For years Israel had prospered, now “every precious thing” would be stripped from them.
Again, v. 16 emphasizes how Israel (in this case “Samaria” likely stands for the only part of Israel still independent), “shall bear her guilt.” We’ve seen several times how Israel has come to the place where there is no hope of forgiveness.
I believe this is what the unpardonable sin is in the Gospels. It is not a particular sin, or even one sin done many times, but is the sin of rejecting the provision for salvation God has given. The Pharisees in Jesus’ day attributed the works of Jesus to Satan and just proved their stubborn refusal of the grace that is found in Jesus. In other words, the only truly unpardonable sin is just stubborn unbelief.
That is evident on ancient Israel’s part by the inclusion of the words “she has rebelled.”
In a very literal, and gruesome description, Hosea foretells that Assyria would slaughter Israel’s soldiers in battle (cf. Lev. 26:25), unmercifully execute Israel’s children (cf. Deut. 28:52-57; 32:25) and even cut open her pregnant women with their swords (cf. Hosea 10:14; 13:8; 2 Kings 15:16; Isaiah 13:16; Amos 1:13). Thus, because of Israel’s foolishness, the child would not be born.

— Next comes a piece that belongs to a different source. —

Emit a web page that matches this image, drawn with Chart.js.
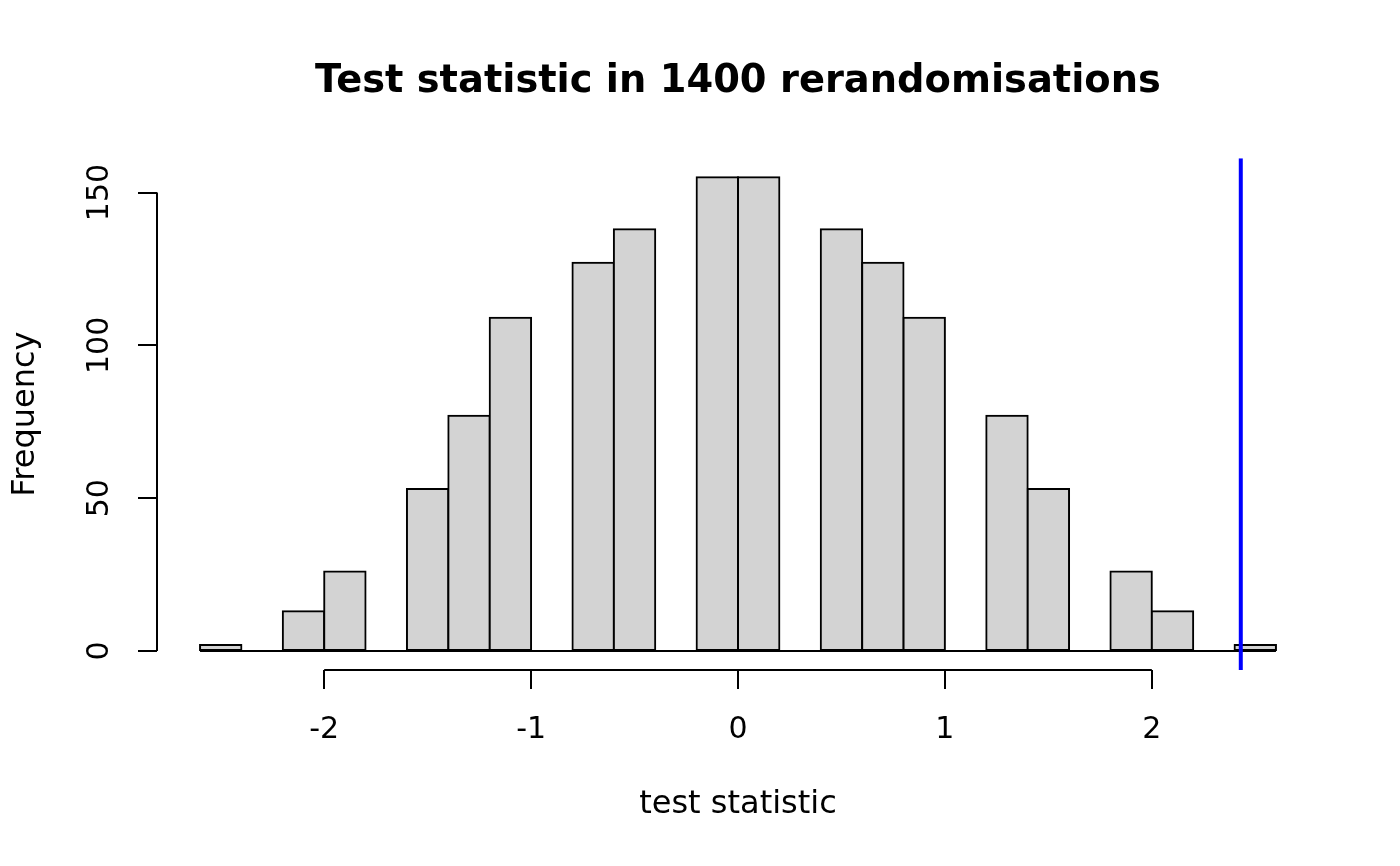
<!DOCTYPE html>
<html>
<head>
<meta charset="utf-8">
<script src="https://cdn.jsdelivr.net/npm/chart.js@4.4.1/dist/chart.umd.min.js"></script>
<style>
  html, body { margin: 0; padding: 0; background: #fff; }
  canvas { display: block; }
</style>
</head>
<body>
<canvas id="hist" width="1400" height="866"></canvas>
<script>
// bin centres (bins are 0.2 wide) and counts
const binCentres = [-2.5, -2.3, -2.1, -1.9, -1.7, -1.5, -1.3, -1.1, -0.9, -0.7, -0.5, -0.3, -0.1,
                    0.1, 0.3, 0.5, 0.7, 0.9, 1.1, 1.3, 1.5, 1.7, 1.9, 2.1, 2.3, 2.5];
const binCounts = [2, 0, 13, 26, 0, 53, 77, 109, 0, 127, 138, 0, 155,
                   155, 0, 138, 127, 109, 0, 77, 53, 0, 26, 13, 0, 2];
const histRange = [-2.6, 2.6];
const xTickValues = [-2, -1, 0, 1, 2];
const yTickValues = [0, 50, 100, 150];
const observedStat = 2.43;

// plot limits, R style (data range padded by 4%)
const xLimits = [-2.808, 2.808];
const yLimits = [-6.2, 161.2];

Chart.defaults.font.family = "'DejaVu Sans', sans-serif";
Chart.defaults.color = '#000';

// R draws the axis line only between the first and last tick
const rAxisLines = {
    id: 'rAxisLines',
    afterDraw(chart) {
        const { ctx, chartArea, scales: { x, y } } = chart;
        ctx.save();
        ctx.strokeStyle = '#000';
        ctx.lineWidth = 2;
        ctx.beginPath();
        ctx.moveTo(x.getPixelForValue(xTickValues[0]), chartArea.bottom);
        ctx.lineTo(x.getPixelForValue(xTickValues[xTickValues.length - 1]), chartArea.bottom);
        ctx.moveTo(chartArea.left, y.getPixelForValue(yTickValues[0]));
        ctx.lineTo(chartArea.left, y.getPixelForValue(yTickValues[yTickValues.length - 1]));
        ctx.stroke();
        ctx.restore();
    }
};

new Chart(document.getElementById('hist'), {
    type: 'bar',
    data: {
        datasets: [
            {
                type: 'line',
                data: [{ x: observedStat, y: yLimits[0] }, { x: observedStat, y: yLimits[1] }],
                borderColor: '#0000FF',
                borderWidth: 4,
                pointRadius: 0
            },
            {
                type: 'line',
                data: histRange.map(v => ({ x: v, y: 0 })),
                borderColor: '#000',
                borderWidth: 2,
                pointRadius: 0
            },
            {
                data: binCentres.map((c, i) => ({ x: c, y: binCounts[i] })),
                backgroundColor: '#D3D3D3',
                borderColor: '#000',
                borderWidth: 2,
                borderSkipped: false,
                inflateAmount: 1,
                barPercentage: 1,
                categoryPercentage: 1
            }
        ]
    },
    options: {
        responsive: false,
        animation: false,
        devicePixelRatio: 1,
        layout: { padding: { left: 0, right: 81, top: 0, bottom: 0 } },
        plugins: {
            legend: { display: false },
            tooltip: { enabled: false },
            title: {
                display: true,
                fullSize: false,
                text: 'Test statistic in 1400 rerandomisations',
                font: { size: 38.4, weight: 'bold' },
                color: '#000',
                padding: { top: 59, bottom: 53.2 }
            }
        },
        scales: {
            x: {
                type: 'linear',
                min: xLimits[0],
                max: xLimits[1],
                offset: false,
                afterFit: s => { s.height = 196; },
                afterBuildTicks: s => { s.ticks = xTickValues.map(v => ({ value: v })); },
                grid: { offset: false, drawOnChartArea: false, drawTicks: true, tickLength: 19, color: '#000', lineWidth: 2 },
                border: { display: false },
                ticks: { font: { size: 30 }, padding: 23, maxRotation: 0, autoSkip: false },
                title: { display: true, text: 'test statistic', font: { size: 32 }, padding: { top: 0, bottom: 41.8 } }
            },
            y: {
                type: 'linear',
                min: yLimits[0],
                max: yLimits[1],
                afterFit: s => { s.width = 157; },
                afterBuildTicks: s => { s.ticks = yTickValues.map(v => ({ value: v })); },
                grid: { drawOnChartArea: false, drawTicks: true, tickLength: 19, color: '#000', lineWidth: 2 },
                border: { display: false },
                ticks: { font: { size: 30 }, padding: 9.5, minRotation: 90, maxRotation: 90, crossAlign: 'center', autoSkip: false },
                title: { display: true, text: 'Frequency', font: { size: 32 }, padding: { top: 6.8, bottom: 0 } }
            }
        }
    },
    plugins: [rAxisLines]
});
</script>
</body>
</html>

This gruesome form of execution killed both the mother and the unborn child, making it impossible for the coming generation to rise up eventually and rebel against the conqueror. These were curses that the Lord warned would follow rebellion against the terms of His covenant (cf. Lev. 26:25; Deut. 28:21; 32:24-25; Amos 4:10).
The final outcome of the fertility cult is the carnage of babies and pregnant mothers throughout the country. The metaphor of Lady Israel and her three children, Jezreel, Lo-Ruhamah, and Lo-Ammi, has reached its denouement in a slaughter that is anything but literary and symbolic (Hosea-Joel, p. 268).